Na empresa LogoFruits, em Odemira, a instalação dos contentores está na fase final. Gastou-se aqui quase um milhão de euros, o Estado comparticipa 17% do investimento. Cada uma das unidades tem quatro quartos, sala comum. O espaço tem uma cantina para os trabalhadores adaptada às diferentes culturas.

A empresa tem 100 hectares de plantação, neste momento mais de 400 homens a trabalhar. As casas temporárias só vão resolver uma parte do problema, mas mesmo assim foram precisos sete meses até à licença para instalar os contentores. A Câmara de Odemira fala em mais 2000 camas, mas em rigor nenhuma nova cama está ainda disponível.

Cinco empresas pediram licenciamento para a instalação de alojamentos temporários Das cinco, nenhum projeto está ainda concluído. Tudo o resto eram camas que já existiam, mas estavam ilegais, como os contentores instalados na Summerberry.

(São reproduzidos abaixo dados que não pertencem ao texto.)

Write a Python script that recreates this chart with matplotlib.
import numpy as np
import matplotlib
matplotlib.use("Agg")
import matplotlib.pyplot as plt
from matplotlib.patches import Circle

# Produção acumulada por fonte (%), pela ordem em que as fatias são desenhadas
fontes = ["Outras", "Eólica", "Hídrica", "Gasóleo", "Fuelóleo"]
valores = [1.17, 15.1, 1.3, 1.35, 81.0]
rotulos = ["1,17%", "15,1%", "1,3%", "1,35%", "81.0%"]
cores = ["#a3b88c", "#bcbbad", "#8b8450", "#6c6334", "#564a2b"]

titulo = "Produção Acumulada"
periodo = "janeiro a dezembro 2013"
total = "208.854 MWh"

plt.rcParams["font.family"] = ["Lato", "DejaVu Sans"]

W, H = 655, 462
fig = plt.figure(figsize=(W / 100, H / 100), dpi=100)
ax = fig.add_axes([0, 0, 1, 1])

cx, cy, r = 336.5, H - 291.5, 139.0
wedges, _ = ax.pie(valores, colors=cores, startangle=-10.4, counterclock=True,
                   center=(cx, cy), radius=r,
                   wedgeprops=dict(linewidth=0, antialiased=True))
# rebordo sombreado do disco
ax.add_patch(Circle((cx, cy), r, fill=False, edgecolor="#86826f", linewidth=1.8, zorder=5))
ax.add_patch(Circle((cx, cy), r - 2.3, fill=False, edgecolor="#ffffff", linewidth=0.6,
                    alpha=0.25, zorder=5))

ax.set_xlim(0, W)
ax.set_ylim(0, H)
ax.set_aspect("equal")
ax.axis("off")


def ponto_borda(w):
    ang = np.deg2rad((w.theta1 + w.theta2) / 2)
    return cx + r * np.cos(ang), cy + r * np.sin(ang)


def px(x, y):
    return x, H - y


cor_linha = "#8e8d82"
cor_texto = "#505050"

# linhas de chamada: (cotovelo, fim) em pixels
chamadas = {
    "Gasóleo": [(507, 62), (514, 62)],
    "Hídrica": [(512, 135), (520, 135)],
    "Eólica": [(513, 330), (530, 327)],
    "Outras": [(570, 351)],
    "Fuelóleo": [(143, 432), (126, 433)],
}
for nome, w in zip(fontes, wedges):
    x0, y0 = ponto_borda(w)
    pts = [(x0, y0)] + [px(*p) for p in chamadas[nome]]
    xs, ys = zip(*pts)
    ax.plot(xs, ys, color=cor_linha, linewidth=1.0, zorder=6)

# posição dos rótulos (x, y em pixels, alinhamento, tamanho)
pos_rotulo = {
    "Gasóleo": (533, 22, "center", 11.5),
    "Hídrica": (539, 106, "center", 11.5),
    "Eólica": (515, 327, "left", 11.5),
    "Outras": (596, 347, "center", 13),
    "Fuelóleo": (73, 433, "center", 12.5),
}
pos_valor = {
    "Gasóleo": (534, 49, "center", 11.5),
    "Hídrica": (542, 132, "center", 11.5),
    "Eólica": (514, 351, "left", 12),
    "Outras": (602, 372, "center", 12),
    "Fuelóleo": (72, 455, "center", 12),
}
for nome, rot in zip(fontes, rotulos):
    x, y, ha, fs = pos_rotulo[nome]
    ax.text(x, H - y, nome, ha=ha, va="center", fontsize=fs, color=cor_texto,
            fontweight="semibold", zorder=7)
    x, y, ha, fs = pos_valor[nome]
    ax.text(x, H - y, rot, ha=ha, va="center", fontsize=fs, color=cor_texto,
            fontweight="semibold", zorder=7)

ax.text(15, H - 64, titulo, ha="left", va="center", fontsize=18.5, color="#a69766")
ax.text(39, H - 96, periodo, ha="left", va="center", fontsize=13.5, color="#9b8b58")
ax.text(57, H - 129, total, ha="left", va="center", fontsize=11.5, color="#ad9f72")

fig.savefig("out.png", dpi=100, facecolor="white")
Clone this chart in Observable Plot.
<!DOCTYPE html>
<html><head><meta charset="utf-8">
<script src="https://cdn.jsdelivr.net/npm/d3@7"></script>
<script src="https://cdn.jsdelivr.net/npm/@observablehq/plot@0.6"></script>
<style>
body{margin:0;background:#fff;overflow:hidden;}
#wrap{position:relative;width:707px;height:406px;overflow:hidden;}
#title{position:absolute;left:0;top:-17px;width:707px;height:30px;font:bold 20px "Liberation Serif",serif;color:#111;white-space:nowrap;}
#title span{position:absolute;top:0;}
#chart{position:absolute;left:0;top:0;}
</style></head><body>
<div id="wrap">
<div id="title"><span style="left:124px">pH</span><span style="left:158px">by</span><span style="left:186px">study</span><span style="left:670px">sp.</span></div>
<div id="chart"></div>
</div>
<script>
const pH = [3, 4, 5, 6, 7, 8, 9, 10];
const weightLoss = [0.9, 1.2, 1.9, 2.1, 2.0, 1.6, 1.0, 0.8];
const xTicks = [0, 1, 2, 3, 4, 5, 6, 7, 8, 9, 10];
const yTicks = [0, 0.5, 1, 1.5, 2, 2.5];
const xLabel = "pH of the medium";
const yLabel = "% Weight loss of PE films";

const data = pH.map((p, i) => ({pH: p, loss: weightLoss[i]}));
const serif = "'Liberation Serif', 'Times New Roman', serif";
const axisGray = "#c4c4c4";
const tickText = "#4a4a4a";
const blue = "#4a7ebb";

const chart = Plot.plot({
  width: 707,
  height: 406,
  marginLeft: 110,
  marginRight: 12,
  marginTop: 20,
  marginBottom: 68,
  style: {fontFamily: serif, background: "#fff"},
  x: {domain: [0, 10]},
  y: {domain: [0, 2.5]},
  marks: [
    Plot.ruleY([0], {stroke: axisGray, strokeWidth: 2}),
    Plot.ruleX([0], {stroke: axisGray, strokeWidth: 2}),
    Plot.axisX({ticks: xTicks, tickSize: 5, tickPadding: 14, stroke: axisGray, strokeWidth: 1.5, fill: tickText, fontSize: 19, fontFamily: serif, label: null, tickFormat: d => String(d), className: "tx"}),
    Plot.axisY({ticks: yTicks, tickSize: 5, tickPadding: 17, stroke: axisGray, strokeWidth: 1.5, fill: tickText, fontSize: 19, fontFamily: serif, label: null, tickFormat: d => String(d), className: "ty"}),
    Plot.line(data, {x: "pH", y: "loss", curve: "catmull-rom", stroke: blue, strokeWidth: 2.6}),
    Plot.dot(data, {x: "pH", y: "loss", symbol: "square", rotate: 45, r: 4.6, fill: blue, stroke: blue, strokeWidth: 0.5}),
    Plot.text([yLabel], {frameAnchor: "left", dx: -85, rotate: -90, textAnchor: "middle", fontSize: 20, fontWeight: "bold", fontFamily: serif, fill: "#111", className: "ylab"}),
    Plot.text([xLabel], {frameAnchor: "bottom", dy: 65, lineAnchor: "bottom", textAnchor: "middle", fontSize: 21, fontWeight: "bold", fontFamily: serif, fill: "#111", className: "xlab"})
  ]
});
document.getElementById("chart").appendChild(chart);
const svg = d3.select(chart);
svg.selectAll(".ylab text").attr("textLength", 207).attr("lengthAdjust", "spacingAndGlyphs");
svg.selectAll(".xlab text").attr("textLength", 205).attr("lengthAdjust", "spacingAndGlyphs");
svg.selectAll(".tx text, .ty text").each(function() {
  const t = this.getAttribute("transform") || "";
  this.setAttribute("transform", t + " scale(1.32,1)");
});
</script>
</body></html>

Foi autorizado o licenciamento, com um prazo de três meses para as alterações impostas por lei. O departamento de saúde e segurança do trabalho da empresa esclarece que foi diminuída a lotação de 300 para 280 trabalhadores. O resto, adaptar a cantina e instalar painéis solares, está orçamentado, para ser executado até ao final do ano.

Um ano depois Odemira tenta recuperar da imagem que mostrou ao país e ao mundo dos imigrantes que trabalham oito horas por dia debaixo do calor das estufas em troca de um salário mínimo e que vivem em casas sobrelotadas. Presos à dívida que deixaram para conseguir um visto.

Os imigrantes continuam a chegar. Cinco anos de trabalho em Portugal dão acesso a uma nacionalidade, ao passaporte português. Cinco anos de trabalho duro em troca de um passaporte europeu, um bilhete de ida para o resto do mundo.